イラスト・たまゑ
可愛くて愛しくて楽しくて、私たちを豊かにしてくれる猫との暮らし。ただ、どうしても避けられないのが病気や別れの苦しさ・哀しみです。「ほかの人たちはどう向き合っているのか教えてほしい」と悩む人も多いでしょう。
本稿では、著書『獣医さん、聞きづらい「猫」のこと ぜんぶ教えてください!』を上梓した、ペットロスカウンセラーとしても活躍する獣医師・宮下ひろこ先生にお話を伺いました。
※本稿は、宮下ひろこ著『獣医さん、聞きづらい「猫」のこと ぜんぶ教えてください!』(日東書院本社)より、内容を一部抜粋・編集したものです。
どこまでが「自然」なのか考える必要がある
老猫の治療について、怖い思いをさせたくない、自然に任せたいというのは、さまざまな葛藤があるなかで悩んだ末に、最終的に愛猫に最善な策として出した結論なのでしょう。
猫さんのことをいちばんわかっている飼い主さんが決めたことならその決断を支持したいと思っています。飼い主失格だなんて決して思わないでほしいです。
ただ、「自然に任せる」とはどういうことなのかをもう一度考えてみたいですね。
動物病院へ連れていく日は、前日から憂鬱になるといった話をよく聞きます。出かけようとキャリーバッグを出しただけで逃げ回り、家を出るまで悪戦苦闘。病院に来るだけで飼い主さんも猫も疲れてしまっていて、特に老猫であればそれだけで体力を消耗します。
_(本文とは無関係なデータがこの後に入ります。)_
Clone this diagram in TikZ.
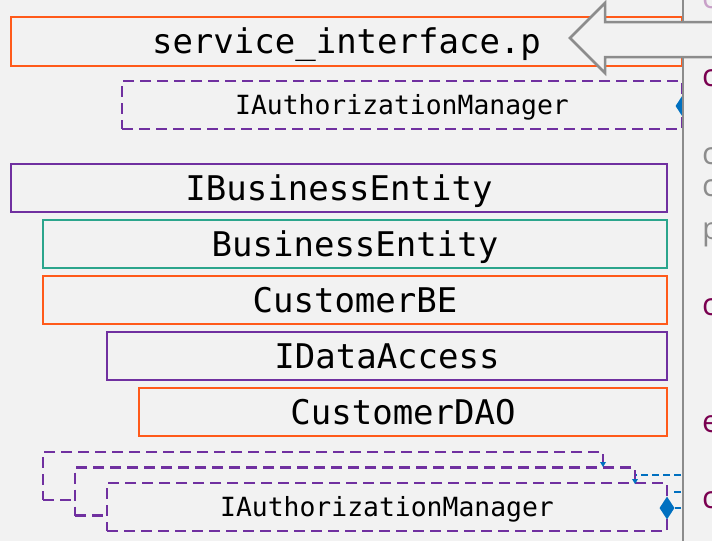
\documentclass[tikz,border=0pt]{standalone}
\usepackage{fontspec}
\newfontfamily\boxfont{DejaVu Sans Mono}
\newfontfamily\panelfont{Open Sans}
\usetikzlibrary{shapes.geometric}
\definecolor{bgc}{HTML}{F2F2F2}
\definecolor{orangec}{HTML}{FF5A1A}
\definecolor{purplec}{HTML}{7030A0}
\definecolor{tealc}{HTML}{2BA58C}
\definecolor{bluec}{HTML}{0070C0}
\definecolor{grayc}{HTML}{8C8C8C}
\definecolor{maroonc}{HTML}{7A0050}
\definecolor{lightpc}{HTML}{C8A0C8}
\begin{document}
\begin{tikzpicture}[x=1pt,y=-1pt,
  cls/.style={draw, line width=2.5pt, fill=bgc, inner sep=0pt,
    font=\boxfont\fontsize{34}{40}\selectfont, text height=24.8pt, text depth=0pt,
    minimum height=48pt},
  smalltext/.style={font=\boxfont\fontsize{26.4}{32}\selectfont, text height=19.3pt, text depth=0pt},
  iface/.style={cls, draw=purplec, dash pattern=on 11pt off 6pt, smalltext, minimum width=560pt},
  solidp/.style={cls, draw=purplec},
  solido/.style={cls, draw=orangec},
  solidt/.style={cls, draw=tealc},
  agg/.style={diamond, fill=bluec, draw=none, inner sep=0pt, minimum width=15pt, minimum height=23pt},
  link/.style={bluec, line width=2pt, dash pattern=on 7pt off 4pt},
  tip/.style={fill=bluec, draw=none},
  panel/.style={anchor=base west, inner sep=0pt, font=\panelfont\fontsize{31}{36}\selectfont}
]
\useasboundingbox (0,0) rectangle (712,541);
\clip (0,0) rectangle (712,541);
\fill[bgc] (0,0) rectangle (712,541);

% top class and its interface
\node[solido, minimum width=671pt, minimum height=49pt] (svc) at (346.5,41.5) {service\_interface.p};
\node[iface] (iam1) at (402,105) {IAuthorizationManager};
\node[agg] (d1) at (683,106) {};

% hierarchy
\node[solidp, minimum width=656pt] (ibe) at (339,188) {IBusinessEntity};
\node[solidt, minimum width=624pt] (be) at (355,244) {BusinessEntity};
\node[solido, minimum width=624pt] (cbe) at (355,300) {CustomerBE};
\node[solidp, minimum width=560pt] (ida) at (387,356) {IDataAccess};
\node[solido, minimum width=528pt] (dao) at (403,412) {CustomerDAO};

% stacked interfaces
\node[iface] (sa) at (323,476) {};
\node[iface] (sb) at (355,491.5) {};
\node[iface] (sc) at (387,507) {IAuthorizationManager};
\node[agg] (d2) at (667,508) {};

% small markers where the stacked cards meet
\fill[tip] (600,462) -- (606,462) -- (603,467) -- cycle;
\fill[tip] (632,479) -- (638,479) -- (635,484) -- cycle;

% blue connectors leaving to the right
\coordinate (e1) at (681,475);
\coordinate (e2) at (681,492);
\coordinate (e3) at (681,508);
\draw[link] (e1) -- (sb.north east |- e1);
\draw[link] (e2) -- ([xshift=5pt]sc.east |- e2);
\draw[link] (e3) -- (d2.east);

% right panel
\fill[bgc] (684,0) rectangle (712,541);
\draw[grayc, line width=2.5pt] (683,0) -- (683,541);

% big arrow
\draw[grayc, line width=2.5pt, fill=bgc, line join=miter]
  (714,22) -- (605,22) -- (605,3) -- (570,38) -- (605,73) -- (605,57) -- (714,57);

% clipped text of the panel
\node[panel, text=lightpc] (t0) at (702,8) {c};
\node[panel, text=maroonc] (t1) at (702,86) {c};
\node[panel, text=grayc] (t2) at (702,164) {c};
\node[panel, text=grayc] (t3) at (702,196) {c};
\node[panel, text=grayc] (t4) at (702,239) {p};
\node[panel, text=maroonc] (t5) at (702,315) {c};
\node[panel, text=maroonc] (t6) at (702,432) {e};
\node[panel, text=maroonc] (t7) at (702,508) {c};
\end{tikzpicture}
\end{document}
あるいは、連れてくる途中で恐怖心から毎回おしっこを漏らしてしまってかわいそう...どうにかならないかといった相談もありました。待合室や診察室でいつもは出さないような不安そうな声でずっと鳴かれたりすると、こんな思いをさせてまで必要なことなのかと考えるのもわかります。
自分と愛猫にとっての「自然」を見つける
猫の治療にはさまざまな選択肢があります。例えば、腫瘍などが見つかったとき、若ければ麻酔下で切除することがいちばんでも、老齢で体力的にも精神的にも負担をかけるので体にメスを入れるのはかわいそうだからしない、という選択もあります。
一方で、大きくなってしまった腫瘍を猫が舐めてしまい自壊しているようなときは、手術を選ぶ人もいます。舐めないように装着するエリザベスカラーを一日中つけているのはかわいそうだからというのがその飼い主さんの理由でした。
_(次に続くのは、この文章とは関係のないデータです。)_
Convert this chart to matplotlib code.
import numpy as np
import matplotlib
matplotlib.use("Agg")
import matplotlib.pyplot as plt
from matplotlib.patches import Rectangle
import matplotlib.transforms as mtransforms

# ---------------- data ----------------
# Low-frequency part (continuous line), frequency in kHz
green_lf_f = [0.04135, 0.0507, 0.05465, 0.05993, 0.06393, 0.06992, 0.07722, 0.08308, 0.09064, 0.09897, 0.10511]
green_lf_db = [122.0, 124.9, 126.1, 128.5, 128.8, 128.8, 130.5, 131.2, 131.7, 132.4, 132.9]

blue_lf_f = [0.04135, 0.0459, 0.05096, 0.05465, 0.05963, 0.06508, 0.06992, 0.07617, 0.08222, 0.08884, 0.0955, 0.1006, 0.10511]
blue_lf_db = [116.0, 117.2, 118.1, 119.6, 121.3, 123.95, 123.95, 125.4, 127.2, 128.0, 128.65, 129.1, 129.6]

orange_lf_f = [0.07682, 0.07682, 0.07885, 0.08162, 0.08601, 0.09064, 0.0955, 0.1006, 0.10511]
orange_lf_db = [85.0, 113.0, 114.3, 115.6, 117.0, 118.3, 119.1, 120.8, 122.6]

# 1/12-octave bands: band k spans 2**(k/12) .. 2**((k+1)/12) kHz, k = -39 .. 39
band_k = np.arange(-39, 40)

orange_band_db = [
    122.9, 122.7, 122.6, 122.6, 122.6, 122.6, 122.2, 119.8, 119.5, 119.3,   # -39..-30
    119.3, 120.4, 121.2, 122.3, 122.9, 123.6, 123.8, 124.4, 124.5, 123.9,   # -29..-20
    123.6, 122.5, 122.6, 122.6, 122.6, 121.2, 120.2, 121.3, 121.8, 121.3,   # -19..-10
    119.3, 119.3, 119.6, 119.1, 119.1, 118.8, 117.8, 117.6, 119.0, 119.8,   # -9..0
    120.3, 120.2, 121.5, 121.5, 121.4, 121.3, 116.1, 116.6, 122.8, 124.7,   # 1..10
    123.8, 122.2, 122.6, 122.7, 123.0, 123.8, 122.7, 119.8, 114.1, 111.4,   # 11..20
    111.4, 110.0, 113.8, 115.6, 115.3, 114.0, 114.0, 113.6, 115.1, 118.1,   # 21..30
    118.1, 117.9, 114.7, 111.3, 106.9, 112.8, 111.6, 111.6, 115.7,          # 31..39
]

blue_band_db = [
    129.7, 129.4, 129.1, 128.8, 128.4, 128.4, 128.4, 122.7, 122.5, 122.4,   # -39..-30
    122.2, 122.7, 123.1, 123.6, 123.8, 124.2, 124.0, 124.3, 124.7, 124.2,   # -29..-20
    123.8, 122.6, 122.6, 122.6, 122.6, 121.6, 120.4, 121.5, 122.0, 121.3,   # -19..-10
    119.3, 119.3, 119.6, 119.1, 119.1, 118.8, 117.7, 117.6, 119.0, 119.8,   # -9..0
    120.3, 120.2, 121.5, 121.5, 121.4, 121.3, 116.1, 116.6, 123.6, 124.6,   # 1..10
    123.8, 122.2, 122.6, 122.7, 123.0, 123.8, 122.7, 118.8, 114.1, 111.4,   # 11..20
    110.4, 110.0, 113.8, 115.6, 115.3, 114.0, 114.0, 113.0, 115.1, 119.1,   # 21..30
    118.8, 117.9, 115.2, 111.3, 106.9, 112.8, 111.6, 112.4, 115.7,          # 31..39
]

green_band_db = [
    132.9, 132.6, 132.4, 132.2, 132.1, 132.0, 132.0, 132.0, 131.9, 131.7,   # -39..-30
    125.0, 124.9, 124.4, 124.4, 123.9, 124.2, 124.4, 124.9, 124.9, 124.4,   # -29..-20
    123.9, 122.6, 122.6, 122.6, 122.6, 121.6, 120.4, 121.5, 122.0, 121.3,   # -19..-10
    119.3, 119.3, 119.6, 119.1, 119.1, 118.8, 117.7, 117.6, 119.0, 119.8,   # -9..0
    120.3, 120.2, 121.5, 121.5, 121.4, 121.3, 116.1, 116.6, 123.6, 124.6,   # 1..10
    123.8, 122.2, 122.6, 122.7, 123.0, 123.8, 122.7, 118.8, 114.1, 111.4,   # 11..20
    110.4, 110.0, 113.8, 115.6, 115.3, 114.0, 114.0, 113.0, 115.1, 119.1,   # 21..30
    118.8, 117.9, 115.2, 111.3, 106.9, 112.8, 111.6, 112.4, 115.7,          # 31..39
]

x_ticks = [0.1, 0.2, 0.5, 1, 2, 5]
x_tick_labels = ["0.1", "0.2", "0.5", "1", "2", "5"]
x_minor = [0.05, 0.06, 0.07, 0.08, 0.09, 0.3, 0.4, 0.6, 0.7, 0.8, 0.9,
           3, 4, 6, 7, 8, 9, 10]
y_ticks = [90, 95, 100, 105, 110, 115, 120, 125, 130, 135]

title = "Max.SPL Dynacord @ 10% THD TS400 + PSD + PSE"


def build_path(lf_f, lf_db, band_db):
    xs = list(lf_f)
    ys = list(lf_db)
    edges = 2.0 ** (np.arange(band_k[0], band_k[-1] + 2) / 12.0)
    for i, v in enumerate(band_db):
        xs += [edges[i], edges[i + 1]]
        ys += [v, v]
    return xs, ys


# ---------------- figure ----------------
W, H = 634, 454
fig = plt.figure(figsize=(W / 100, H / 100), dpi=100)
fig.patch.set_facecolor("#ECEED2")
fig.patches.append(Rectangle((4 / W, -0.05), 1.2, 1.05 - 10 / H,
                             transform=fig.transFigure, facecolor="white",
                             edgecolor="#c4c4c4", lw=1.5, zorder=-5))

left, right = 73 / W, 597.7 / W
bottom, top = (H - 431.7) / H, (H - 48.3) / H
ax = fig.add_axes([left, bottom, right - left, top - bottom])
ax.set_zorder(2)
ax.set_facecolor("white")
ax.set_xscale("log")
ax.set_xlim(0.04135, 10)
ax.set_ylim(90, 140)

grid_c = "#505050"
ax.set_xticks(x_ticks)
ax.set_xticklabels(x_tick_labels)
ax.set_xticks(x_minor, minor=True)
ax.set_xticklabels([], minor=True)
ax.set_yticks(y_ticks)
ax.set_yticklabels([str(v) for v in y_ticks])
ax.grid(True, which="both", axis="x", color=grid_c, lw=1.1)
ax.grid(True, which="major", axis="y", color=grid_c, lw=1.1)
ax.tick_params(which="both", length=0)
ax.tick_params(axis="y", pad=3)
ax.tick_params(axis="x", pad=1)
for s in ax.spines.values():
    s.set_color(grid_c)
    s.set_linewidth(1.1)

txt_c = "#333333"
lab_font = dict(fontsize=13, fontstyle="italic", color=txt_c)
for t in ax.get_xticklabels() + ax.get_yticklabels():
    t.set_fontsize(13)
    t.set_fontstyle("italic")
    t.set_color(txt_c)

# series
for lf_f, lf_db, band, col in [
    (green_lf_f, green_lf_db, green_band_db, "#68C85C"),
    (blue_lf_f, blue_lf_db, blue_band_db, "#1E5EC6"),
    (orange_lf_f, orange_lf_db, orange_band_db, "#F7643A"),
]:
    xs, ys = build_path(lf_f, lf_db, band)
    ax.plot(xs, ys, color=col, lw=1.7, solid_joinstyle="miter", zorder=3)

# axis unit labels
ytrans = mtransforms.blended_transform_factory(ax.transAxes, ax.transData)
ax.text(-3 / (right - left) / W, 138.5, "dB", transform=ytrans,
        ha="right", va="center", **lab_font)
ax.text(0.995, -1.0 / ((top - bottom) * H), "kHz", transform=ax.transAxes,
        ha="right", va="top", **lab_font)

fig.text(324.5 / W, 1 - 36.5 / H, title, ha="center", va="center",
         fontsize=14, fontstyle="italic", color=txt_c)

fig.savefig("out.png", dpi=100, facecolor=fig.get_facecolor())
食欲が低下して体重が減っているとき、高齢だから仕方がないと考えるか。病院で検査するとかわいそうだから何もしないのか。それとも一度は必要な検査をして、それに合った治療を状況を考えながら選ぶという選択をするのか。
高齢猫に多い腎不全であれば、入院が必要な静脈点滴はしなくても、皮下点滴や食事療法、投薬などの治療の中で選ぶか。血液検査も治療内容が変わらないなら、検査の回数を減らすか。
獣医師が提示する治療は病状や進行具合によって変わっていきます。まったくしないのか、一部分だけするのか、どこまで行うのかの線引きはしないといけません。
口の中が痛くて食欲が落ちているのであれば、痛み止めなどを投与することで改善し、食べられるようになるかもしれません。通院や注射などが苦手でとても怖がるからといっても、症状がひどいときだけ注射することでQOL(生活の質)が維持できるかもしれません。
飼い主さんによって「自然」の捉え方がちがうので、獣医師とじっくり話し、あらゆる選択肢の中からご自身と猫さんらしい「自然」を見つけられるとよいですね。